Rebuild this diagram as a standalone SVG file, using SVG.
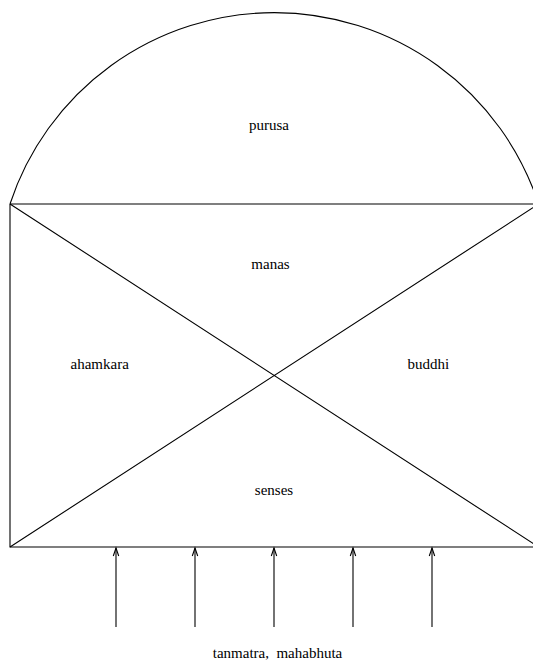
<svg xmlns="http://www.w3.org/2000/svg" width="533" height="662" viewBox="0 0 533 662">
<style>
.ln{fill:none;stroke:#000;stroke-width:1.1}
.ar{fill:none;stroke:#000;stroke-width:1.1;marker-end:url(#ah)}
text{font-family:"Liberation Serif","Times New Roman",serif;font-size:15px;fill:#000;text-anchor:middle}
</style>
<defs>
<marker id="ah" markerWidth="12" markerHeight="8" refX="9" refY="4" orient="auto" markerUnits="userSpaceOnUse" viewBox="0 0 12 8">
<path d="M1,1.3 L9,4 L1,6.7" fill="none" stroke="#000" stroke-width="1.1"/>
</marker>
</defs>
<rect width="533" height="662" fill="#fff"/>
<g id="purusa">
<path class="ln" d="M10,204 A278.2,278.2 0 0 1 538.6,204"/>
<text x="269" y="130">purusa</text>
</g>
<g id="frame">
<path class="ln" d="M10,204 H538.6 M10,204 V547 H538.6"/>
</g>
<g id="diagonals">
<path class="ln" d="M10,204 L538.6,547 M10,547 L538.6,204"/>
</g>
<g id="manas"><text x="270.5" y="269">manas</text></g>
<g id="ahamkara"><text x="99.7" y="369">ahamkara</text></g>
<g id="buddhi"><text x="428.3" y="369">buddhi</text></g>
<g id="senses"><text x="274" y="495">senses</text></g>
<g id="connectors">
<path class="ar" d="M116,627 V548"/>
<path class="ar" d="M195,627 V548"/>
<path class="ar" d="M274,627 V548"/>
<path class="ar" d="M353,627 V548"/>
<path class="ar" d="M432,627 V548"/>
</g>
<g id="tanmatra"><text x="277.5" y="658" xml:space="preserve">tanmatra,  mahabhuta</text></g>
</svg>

════════

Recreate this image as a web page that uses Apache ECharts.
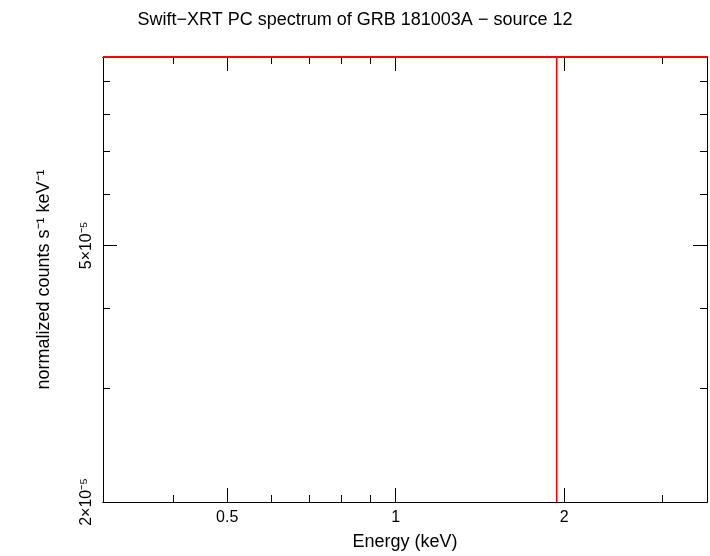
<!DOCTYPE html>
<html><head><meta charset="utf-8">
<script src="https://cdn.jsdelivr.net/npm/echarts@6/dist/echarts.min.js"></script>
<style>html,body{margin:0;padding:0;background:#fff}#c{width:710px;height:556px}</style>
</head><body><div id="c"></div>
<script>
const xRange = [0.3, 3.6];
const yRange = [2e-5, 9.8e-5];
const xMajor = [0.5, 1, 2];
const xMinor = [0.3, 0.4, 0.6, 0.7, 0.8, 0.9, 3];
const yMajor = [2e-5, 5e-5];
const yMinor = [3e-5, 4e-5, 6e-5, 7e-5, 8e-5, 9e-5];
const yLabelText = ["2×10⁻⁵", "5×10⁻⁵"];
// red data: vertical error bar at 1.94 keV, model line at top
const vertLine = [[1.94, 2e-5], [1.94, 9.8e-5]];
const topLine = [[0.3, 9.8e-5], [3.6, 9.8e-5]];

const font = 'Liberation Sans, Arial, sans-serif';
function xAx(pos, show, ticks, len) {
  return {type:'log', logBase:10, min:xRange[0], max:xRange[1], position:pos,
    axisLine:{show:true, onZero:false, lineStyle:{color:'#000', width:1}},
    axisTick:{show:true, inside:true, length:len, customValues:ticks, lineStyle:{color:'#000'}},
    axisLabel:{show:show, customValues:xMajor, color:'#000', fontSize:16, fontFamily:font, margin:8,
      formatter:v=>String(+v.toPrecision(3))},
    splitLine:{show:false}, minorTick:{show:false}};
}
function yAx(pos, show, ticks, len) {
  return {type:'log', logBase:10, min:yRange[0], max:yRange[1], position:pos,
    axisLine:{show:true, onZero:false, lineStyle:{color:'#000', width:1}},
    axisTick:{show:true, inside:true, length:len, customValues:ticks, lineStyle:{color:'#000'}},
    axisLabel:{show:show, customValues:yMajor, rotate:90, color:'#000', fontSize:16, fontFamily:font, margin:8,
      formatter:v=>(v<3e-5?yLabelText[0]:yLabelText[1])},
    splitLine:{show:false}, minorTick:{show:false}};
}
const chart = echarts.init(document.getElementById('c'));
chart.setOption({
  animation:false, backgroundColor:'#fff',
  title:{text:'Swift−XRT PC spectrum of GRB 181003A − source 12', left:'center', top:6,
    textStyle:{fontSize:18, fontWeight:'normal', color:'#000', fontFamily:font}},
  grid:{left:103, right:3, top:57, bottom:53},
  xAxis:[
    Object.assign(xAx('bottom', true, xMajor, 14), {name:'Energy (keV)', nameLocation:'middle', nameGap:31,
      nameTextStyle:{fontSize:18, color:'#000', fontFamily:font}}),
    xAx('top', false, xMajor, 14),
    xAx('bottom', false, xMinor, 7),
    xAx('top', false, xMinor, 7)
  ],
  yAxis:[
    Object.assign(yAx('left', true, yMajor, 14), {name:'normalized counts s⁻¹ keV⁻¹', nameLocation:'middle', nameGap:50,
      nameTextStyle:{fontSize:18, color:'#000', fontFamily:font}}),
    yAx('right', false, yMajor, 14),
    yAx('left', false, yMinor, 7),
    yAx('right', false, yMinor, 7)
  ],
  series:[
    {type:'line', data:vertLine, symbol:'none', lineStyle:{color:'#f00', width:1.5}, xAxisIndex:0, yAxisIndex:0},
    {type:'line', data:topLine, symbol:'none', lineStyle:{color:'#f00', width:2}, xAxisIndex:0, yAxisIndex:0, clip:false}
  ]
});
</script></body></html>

════════

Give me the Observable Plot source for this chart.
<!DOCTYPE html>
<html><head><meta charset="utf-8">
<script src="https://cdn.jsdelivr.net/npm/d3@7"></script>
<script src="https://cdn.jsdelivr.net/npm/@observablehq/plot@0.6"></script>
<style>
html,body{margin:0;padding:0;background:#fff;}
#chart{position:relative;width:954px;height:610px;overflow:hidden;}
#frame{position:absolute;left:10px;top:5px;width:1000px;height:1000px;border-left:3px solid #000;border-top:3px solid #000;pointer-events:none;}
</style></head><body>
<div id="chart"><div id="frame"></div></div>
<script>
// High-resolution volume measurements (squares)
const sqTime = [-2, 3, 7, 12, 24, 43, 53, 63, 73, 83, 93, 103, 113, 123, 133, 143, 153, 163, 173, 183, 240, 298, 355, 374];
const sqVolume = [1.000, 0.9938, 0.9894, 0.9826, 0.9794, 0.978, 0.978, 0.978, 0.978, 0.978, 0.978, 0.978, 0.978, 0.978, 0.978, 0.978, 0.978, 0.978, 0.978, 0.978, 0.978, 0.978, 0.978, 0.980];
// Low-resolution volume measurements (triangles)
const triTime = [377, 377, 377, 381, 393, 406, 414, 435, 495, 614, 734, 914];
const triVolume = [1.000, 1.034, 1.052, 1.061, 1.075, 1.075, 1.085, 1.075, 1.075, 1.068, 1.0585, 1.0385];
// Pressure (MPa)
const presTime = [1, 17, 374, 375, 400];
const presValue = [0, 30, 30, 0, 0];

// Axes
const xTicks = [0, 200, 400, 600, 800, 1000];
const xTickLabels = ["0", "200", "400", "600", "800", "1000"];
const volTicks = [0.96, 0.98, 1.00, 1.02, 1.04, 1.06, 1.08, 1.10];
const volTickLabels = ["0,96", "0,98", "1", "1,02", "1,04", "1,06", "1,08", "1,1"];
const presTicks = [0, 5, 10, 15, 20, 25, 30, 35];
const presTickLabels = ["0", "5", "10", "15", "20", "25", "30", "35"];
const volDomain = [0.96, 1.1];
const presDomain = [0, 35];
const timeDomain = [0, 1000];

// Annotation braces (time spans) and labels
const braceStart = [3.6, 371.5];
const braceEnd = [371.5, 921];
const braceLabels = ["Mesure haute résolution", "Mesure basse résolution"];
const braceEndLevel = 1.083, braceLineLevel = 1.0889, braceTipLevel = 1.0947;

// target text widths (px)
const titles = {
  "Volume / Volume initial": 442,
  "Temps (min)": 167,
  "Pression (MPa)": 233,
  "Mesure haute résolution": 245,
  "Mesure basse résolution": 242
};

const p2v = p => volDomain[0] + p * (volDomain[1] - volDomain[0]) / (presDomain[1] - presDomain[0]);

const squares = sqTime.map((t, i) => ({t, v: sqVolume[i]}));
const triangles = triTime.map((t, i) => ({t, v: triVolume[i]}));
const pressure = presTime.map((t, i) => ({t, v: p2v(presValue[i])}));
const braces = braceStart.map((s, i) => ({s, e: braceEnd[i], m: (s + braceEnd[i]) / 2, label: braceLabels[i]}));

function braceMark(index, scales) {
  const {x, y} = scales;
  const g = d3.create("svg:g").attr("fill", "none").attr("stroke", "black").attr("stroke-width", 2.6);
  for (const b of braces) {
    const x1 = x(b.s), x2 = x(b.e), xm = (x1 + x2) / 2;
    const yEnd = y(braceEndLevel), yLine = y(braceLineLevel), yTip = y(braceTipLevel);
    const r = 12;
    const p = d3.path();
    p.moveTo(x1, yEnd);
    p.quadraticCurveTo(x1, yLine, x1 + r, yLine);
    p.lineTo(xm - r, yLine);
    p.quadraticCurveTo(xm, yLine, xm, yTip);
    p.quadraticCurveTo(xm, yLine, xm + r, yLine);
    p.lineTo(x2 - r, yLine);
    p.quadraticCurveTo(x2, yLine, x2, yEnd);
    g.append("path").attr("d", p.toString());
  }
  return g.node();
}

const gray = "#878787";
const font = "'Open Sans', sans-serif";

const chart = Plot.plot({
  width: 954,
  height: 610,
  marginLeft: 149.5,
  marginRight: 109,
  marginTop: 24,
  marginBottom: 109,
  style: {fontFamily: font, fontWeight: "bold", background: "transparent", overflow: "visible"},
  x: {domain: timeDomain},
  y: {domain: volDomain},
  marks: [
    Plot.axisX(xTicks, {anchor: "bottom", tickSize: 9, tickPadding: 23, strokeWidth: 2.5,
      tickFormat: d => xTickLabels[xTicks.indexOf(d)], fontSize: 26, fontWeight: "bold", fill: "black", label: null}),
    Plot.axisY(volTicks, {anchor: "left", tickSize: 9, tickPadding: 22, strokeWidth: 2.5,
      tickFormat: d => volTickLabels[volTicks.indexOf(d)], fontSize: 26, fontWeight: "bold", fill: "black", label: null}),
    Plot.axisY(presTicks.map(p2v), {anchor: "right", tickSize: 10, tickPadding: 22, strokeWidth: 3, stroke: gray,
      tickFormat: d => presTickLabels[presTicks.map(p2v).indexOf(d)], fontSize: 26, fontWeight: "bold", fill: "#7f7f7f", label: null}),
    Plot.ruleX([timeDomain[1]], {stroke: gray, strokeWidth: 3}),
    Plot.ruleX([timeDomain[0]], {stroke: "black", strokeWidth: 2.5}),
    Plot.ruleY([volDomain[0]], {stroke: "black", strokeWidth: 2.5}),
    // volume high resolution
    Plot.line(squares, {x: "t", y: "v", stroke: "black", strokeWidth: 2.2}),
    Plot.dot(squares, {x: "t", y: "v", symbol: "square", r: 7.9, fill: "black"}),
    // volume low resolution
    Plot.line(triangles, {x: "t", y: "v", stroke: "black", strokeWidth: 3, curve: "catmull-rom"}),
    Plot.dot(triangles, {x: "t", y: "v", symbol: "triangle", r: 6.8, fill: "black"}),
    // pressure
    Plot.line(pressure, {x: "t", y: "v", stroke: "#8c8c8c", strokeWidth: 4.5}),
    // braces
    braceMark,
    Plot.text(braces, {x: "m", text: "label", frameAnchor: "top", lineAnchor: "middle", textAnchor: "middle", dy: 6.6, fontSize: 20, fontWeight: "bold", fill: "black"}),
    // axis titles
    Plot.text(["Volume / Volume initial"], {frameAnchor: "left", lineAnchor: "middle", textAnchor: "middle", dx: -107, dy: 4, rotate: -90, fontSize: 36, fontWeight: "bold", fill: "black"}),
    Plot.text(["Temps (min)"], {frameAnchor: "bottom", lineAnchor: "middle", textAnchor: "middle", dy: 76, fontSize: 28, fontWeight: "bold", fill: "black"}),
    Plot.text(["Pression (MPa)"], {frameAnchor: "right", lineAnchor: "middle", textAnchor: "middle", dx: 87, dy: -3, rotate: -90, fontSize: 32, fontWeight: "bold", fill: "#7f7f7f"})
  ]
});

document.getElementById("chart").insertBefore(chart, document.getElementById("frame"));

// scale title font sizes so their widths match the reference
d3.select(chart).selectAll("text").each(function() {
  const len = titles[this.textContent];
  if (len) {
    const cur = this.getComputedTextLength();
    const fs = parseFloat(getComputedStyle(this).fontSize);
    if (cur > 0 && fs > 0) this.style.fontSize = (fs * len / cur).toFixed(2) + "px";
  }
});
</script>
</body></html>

════════

Written problem:
From the data above, copy each line where the string "this" appears.

Response to the exercise:
Rebuild this diagram as a standalone SVG file, using SVG.
Recreate this image as a web page that uses Apache ECharts.
Give me the Observable Plot source for this chart.
  const len = titles[this.textContent];
    const cur = this.getComputedTextLength();
    const fs = parseFloat(getComputedStyle(this).fontSize);
    if (cur > 0 && fs > 0) this.style.fontSize = (fs * len / cur).toFixed(2) + "px";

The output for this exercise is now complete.